_Work to do:_
Pull out every line of the listing below where "this" appears.

_Task data:_
*-*-*

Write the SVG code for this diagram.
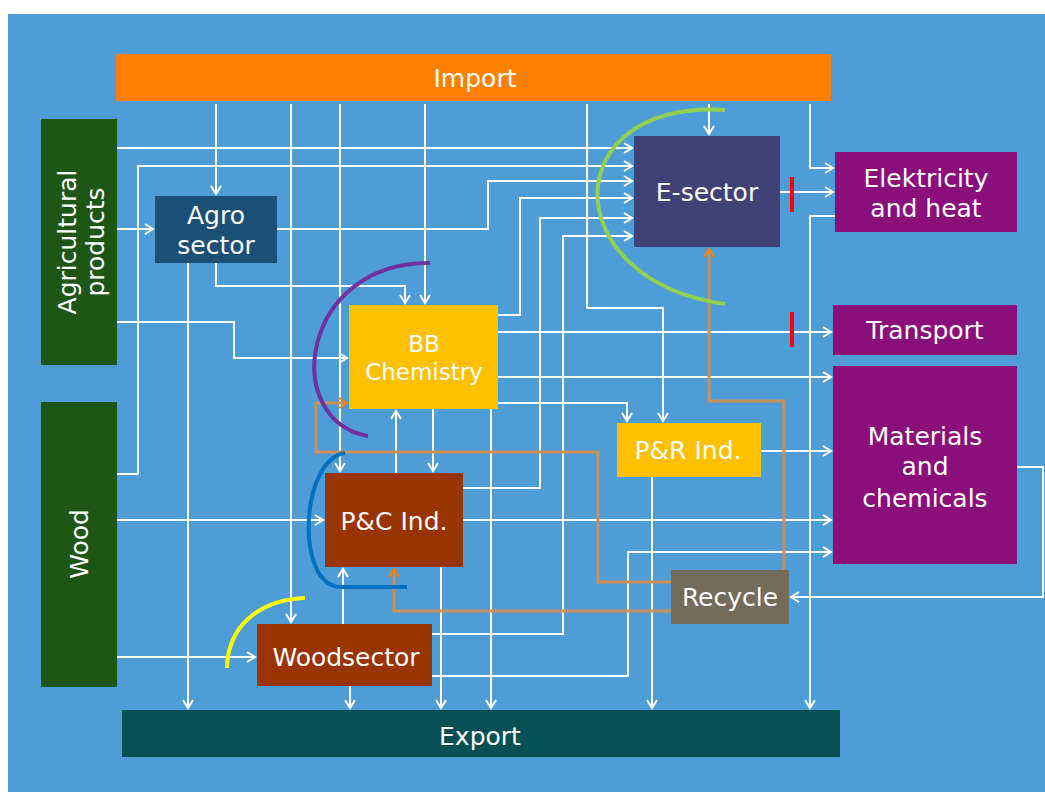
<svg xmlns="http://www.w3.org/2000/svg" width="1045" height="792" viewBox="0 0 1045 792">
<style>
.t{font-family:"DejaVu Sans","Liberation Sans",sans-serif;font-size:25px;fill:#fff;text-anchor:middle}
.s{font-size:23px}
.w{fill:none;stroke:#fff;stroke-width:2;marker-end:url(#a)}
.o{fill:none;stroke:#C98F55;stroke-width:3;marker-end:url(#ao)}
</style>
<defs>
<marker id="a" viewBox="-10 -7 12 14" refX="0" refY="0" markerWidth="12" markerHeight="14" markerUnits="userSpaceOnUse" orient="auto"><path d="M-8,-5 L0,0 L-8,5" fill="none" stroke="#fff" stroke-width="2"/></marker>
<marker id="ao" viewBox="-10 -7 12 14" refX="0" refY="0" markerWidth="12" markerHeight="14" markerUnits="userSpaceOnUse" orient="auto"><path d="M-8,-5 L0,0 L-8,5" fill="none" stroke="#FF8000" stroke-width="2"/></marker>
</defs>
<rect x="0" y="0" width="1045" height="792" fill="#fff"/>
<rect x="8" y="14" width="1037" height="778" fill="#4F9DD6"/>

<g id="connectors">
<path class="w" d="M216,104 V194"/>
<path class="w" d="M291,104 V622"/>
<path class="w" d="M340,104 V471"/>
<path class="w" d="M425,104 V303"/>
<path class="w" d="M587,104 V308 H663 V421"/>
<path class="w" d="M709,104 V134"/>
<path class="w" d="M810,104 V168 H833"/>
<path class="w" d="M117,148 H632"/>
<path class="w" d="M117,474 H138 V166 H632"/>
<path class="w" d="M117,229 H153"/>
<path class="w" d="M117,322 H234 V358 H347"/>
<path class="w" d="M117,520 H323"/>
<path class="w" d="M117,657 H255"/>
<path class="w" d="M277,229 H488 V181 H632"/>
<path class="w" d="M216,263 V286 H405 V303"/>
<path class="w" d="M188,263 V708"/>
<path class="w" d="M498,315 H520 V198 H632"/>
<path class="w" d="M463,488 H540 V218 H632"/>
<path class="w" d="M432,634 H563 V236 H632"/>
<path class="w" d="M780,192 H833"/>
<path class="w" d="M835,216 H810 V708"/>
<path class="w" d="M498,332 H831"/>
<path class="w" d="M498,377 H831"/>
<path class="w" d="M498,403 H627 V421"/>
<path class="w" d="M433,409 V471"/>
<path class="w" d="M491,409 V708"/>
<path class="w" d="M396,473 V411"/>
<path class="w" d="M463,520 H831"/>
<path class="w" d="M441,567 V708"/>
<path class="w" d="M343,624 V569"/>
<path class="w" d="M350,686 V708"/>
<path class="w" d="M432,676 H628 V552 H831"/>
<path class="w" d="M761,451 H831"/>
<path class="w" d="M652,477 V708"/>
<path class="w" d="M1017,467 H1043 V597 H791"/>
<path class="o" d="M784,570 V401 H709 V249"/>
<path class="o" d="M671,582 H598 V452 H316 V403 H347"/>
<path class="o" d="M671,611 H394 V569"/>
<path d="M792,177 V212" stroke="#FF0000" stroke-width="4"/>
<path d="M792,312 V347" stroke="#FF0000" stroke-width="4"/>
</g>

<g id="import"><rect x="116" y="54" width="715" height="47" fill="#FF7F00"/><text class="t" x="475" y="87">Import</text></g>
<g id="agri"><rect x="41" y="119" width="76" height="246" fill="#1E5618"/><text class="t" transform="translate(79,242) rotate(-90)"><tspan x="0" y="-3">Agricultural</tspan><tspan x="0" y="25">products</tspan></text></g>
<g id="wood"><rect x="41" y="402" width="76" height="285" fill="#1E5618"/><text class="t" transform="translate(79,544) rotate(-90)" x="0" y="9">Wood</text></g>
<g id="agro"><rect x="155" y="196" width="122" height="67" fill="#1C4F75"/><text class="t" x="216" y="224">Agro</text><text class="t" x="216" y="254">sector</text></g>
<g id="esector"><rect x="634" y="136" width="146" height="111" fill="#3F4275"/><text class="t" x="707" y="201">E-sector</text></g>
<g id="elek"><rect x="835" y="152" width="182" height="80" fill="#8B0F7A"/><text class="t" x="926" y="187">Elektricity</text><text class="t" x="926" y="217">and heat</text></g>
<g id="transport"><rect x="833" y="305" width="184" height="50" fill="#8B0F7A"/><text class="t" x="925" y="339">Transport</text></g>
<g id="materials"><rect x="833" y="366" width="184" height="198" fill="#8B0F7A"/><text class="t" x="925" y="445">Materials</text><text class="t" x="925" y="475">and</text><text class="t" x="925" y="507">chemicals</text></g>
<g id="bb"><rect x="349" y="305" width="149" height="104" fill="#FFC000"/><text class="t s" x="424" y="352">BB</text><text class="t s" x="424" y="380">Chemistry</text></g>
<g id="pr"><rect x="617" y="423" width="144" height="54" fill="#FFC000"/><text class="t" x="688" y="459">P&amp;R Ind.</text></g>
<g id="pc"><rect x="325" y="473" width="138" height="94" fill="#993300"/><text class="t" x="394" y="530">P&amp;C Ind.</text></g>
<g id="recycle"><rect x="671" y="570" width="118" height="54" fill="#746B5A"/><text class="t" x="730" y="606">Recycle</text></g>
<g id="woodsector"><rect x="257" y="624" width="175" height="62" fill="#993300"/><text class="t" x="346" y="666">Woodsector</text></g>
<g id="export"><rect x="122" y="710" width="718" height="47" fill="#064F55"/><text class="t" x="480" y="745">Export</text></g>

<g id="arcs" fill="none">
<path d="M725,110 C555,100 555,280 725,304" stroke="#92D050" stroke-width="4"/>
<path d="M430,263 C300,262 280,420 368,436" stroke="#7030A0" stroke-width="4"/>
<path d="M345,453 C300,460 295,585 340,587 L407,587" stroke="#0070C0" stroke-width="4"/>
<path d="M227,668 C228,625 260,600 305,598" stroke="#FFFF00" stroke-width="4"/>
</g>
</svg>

*-*-*

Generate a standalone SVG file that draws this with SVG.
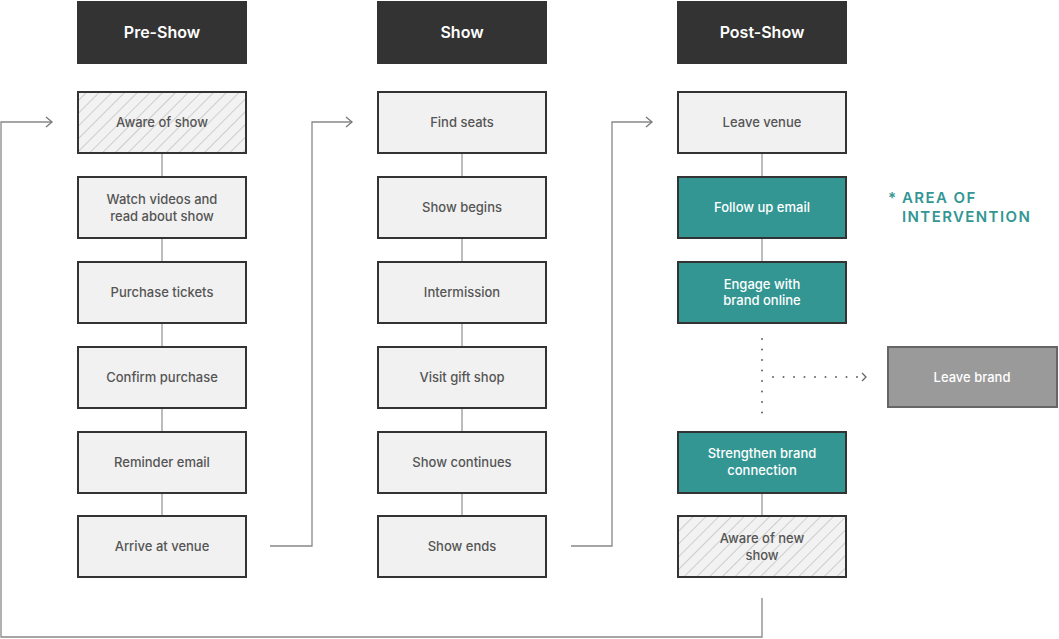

*-*-*

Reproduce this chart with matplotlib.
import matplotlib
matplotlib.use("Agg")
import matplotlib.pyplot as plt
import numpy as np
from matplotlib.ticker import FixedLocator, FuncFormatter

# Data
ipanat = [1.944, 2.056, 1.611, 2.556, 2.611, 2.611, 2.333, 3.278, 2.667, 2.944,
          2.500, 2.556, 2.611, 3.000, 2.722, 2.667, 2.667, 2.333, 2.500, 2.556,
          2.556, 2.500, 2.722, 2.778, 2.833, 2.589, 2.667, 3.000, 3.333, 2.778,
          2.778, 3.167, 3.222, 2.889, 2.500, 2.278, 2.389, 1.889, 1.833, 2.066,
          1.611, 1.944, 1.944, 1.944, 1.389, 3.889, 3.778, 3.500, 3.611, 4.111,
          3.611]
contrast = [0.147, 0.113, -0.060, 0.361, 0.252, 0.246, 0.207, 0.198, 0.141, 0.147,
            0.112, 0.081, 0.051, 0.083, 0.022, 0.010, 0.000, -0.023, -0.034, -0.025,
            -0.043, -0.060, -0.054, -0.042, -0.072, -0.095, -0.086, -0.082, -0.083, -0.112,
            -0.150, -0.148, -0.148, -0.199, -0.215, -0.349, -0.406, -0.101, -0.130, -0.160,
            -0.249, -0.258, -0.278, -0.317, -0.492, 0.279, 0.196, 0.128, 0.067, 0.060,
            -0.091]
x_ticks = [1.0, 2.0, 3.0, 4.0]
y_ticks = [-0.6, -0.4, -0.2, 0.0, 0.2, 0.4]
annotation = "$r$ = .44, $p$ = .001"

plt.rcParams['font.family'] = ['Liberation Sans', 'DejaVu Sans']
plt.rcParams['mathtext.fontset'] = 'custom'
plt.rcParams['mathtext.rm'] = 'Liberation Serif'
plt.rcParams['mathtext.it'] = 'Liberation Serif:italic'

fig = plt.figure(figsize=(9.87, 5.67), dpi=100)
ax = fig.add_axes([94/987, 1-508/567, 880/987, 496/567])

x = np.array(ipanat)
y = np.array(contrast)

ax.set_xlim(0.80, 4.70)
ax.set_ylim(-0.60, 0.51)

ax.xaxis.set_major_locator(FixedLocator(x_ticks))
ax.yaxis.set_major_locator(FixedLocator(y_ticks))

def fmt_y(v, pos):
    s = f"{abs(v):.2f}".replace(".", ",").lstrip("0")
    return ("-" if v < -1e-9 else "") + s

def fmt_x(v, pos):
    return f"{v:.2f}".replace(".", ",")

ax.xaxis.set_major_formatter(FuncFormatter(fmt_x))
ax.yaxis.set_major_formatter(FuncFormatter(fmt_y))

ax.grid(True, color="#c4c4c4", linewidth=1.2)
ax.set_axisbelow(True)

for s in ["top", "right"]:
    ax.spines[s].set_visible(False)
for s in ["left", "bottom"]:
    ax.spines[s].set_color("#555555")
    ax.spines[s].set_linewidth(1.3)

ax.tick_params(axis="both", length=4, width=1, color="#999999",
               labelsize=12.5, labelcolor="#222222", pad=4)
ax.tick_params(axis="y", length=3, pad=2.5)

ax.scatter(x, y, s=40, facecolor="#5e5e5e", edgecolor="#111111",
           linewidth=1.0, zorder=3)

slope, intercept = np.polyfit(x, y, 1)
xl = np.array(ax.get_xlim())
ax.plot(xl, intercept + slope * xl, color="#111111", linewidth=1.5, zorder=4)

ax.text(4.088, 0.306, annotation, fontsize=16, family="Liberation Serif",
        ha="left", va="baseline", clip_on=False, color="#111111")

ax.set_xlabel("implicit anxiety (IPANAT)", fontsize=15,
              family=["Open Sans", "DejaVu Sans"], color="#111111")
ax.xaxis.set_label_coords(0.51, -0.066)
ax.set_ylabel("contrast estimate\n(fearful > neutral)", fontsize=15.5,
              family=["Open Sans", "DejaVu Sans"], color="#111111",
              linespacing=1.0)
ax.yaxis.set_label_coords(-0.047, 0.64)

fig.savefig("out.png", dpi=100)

*-*-*

_Task solution:_
Write the SVG code for this diagram.
Generate a standalone SVG file that draws this with SVG.
Reproduce this chart with matplotlib.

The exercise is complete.